▶ **Given exercise**: Identify each line below containing the string "with" and copy it.

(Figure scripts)
____
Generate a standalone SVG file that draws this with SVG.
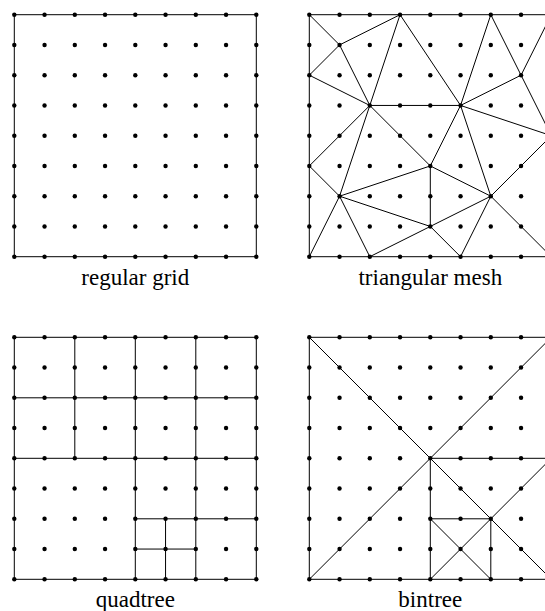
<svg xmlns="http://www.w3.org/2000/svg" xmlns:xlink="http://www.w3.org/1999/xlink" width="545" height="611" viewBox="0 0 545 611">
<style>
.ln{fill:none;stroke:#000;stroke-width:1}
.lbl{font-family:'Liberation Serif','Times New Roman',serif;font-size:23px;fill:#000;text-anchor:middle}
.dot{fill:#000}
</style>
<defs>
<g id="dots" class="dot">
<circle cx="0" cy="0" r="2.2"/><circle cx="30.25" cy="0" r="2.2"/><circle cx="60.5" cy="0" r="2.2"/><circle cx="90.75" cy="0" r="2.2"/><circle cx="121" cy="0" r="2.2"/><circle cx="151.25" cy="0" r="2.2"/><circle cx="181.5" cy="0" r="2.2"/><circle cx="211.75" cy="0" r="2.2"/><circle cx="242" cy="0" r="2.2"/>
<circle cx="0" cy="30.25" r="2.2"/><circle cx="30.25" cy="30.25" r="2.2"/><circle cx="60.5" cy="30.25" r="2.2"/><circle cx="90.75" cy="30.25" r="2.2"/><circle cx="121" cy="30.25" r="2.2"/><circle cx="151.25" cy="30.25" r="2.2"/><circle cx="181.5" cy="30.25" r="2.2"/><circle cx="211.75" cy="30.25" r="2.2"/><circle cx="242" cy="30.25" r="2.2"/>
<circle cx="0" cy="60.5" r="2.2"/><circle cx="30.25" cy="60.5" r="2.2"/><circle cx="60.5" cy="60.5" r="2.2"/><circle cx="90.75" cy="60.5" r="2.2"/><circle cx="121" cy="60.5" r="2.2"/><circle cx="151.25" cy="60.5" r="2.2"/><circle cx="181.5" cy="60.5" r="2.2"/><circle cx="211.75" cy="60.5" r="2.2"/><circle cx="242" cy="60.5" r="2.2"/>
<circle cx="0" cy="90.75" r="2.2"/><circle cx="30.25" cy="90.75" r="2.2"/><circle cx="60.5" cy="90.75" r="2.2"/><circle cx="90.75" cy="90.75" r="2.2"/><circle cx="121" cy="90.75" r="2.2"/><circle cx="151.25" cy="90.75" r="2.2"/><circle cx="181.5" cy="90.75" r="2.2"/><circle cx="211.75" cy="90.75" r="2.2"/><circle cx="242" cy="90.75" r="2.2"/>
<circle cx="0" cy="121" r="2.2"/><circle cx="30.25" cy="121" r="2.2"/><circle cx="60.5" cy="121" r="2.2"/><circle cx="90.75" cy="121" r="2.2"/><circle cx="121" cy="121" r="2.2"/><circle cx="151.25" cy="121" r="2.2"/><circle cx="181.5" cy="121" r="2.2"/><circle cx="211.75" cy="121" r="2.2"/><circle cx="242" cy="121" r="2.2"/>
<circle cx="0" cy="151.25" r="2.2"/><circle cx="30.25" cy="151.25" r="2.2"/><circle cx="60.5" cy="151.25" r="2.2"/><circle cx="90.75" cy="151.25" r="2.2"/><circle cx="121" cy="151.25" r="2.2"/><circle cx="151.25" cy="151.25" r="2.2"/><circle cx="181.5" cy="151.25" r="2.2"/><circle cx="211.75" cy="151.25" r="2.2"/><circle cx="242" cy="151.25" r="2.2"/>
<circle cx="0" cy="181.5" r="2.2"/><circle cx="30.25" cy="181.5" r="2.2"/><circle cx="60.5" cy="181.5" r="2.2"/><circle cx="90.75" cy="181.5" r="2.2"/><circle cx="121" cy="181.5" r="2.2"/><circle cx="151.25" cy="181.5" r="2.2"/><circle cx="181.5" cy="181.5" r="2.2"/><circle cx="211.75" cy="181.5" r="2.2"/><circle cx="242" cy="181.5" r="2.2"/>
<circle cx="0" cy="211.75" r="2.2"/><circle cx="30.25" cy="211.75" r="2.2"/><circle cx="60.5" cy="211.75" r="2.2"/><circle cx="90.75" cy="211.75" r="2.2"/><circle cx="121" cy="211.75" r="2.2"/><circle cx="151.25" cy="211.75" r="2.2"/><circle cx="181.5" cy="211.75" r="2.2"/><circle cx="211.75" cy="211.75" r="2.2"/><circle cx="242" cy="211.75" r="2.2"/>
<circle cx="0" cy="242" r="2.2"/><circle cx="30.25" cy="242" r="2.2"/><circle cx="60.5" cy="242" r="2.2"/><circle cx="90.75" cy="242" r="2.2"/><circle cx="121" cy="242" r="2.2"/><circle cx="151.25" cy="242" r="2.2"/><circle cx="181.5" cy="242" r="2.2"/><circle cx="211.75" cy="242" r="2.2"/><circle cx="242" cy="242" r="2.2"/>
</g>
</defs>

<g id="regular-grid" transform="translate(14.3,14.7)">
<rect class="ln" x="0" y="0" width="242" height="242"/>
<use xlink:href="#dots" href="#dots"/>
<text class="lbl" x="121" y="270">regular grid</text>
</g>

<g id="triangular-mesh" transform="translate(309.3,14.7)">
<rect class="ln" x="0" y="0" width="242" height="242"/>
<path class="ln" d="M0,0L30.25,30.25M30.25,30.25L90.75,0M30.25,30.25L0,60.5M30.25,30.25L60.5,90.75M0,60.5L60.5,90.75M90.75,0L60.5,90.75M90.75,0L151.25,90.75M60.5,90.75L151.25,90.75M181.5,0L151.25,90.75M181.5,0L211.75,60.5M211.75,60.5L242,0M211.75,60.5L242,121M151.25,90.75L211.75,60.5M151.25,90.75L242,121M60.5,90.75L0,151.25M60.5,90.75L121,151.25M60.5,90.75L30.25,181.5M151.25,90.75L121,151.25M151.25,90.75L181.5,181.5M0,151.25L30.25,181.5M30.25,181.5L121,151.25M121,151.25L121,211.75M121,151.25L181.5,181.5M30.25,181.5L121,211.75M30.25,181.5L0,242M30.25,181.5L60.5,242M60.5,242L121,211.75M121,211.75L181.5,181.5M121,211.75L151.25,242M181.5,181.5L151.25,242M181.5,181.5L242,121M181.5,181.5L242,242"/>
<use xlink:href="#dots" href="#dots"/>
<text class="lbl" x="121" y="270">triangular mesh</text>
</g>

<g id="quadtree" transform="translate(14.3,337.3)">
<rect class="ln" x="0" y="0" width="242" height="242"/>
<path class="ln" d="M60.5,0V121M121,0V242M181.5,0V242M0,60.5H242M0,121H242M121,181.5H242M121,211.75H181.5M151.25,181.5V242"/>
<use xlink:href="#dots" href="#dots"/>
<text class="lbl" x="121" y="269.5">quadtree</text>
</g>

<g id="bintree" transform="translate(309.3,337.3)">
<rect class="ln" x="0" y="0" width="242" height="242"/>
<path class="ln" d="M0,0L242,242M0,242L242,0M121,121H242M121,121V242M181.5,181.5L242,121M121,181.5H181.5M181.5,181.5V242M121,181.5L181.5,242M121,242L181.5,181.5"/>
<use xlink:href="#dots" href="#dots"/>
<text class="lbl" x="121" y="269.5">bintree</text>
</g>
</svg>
____
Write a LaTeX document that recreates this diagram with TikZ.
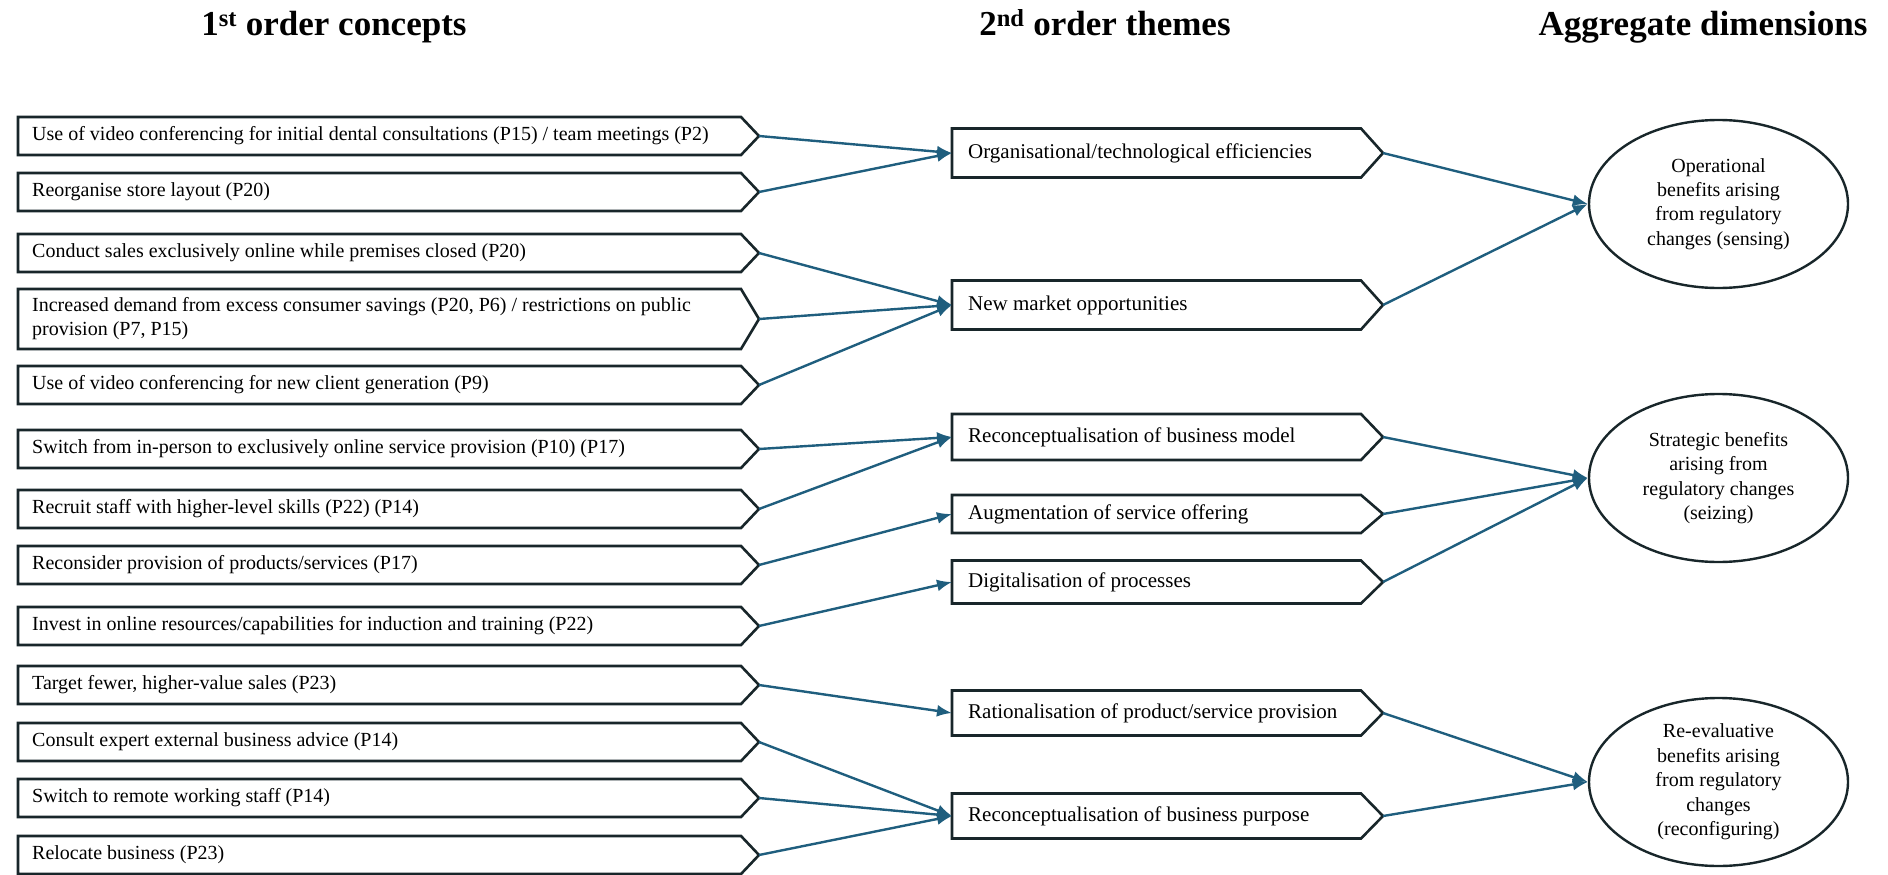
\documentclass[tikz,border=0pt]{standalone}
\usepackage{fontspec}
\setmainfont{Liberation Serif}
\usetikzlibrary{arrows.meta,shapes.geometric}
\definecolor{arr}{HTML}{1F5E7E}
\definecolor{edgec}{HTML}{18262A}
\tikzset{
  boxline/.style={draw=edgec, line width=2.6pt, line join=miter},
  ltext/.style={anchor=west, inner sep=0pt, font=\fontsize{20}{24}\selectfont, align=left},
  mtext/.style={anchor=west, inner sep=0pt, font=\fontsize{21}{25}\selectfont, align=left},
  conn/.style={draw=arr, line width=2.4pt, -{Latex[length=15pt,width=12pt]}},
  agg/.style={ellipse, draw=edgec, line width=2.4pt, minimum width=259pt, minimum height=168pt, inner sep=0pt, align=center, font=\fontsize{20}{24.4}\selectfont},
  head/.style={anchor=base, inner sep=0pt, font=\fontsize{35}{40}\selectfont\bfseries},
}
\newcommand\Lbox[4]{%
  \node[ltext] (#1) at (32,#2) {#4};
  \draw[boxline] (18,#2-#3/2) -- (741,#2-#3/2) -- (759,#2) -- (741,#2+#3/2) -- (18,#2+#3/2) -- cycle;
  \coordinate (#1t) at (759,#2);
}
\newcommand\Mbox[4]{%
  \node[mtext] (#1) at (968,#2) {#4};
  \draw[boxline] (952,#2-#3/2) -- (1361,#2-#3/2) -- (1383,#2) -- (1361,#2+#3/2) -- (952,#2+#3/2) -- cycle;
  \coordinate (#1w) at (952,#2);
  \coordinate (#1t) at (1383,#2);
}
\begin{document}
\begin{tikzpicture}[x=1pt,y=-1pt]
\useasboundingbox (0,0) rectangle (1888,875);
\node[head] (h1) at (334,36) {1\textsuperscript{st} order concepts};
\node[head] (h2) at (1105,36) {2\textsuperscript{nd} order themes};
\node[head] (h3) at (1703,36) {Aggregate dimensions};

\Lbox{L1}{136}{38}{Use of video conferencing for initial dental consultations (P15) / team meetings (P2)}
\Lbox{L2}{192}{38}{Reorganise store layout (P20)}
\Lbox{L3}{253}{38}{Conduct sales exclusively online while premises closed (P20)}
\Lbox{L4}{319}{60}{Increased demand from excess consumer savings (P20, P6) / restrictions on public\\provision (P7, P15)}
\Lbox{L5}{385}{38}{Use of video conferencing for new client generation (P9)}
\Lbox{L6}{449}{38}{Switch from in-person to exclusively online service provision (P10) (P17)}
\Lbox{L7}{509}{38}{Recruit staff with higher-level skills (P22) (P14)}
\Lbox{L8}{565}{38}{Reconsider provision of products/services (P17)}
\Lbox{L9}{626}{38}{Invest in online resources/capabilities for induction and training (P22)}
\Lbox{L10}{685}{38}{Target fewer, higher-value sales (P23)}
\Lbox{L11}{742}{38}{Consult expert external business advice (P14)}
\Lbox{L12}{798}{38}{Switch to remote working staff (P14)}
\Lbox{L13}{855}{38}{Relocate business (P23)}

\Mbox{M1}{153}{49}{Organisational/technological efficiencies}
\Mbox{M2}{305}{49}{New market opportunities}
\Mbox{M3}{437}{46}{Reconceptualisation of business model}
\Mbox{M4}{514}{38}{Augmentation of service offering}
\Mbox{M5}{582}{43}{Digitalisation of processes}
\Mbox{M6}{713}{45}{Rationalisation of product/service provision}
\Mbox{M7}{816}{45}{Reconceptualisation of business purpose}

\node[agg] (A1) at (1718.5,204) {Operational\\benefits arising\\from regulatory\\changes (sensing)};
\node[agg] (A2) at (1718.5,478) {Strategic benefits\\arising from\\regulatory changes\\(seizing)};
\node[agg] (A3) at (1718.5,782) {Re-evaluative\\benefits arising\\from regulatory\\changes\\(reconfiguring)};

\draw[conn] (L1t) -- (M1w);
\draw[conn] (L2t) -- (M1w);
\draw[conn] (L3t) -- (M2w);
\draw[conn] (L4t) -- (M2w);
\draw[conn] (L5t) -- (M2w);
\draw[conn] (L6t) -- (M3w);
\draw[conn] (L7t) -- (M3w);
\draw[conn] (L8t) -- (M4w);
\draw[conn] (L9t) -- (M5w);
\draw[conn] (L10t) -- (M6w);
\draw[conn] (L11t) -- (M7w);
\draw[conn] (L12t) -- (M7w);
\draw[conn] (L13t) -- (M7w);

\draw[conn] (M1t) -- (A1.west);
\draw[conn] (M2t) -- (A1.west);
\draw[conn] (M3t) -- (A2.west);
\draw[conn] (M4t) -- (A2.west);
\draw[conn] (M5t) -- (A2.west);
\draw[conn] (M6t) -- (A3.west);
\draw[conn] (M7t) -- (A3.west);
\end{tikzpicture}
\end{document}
____
▶ **Answer below**:
Generate a standalone SVG file that draws this with SVG.
Write a LaTeX document that recreates this diagram with TikZ.
\Lbox{L7}{509}{38}{Recruit staff with higher-level skills (P22) (P14)}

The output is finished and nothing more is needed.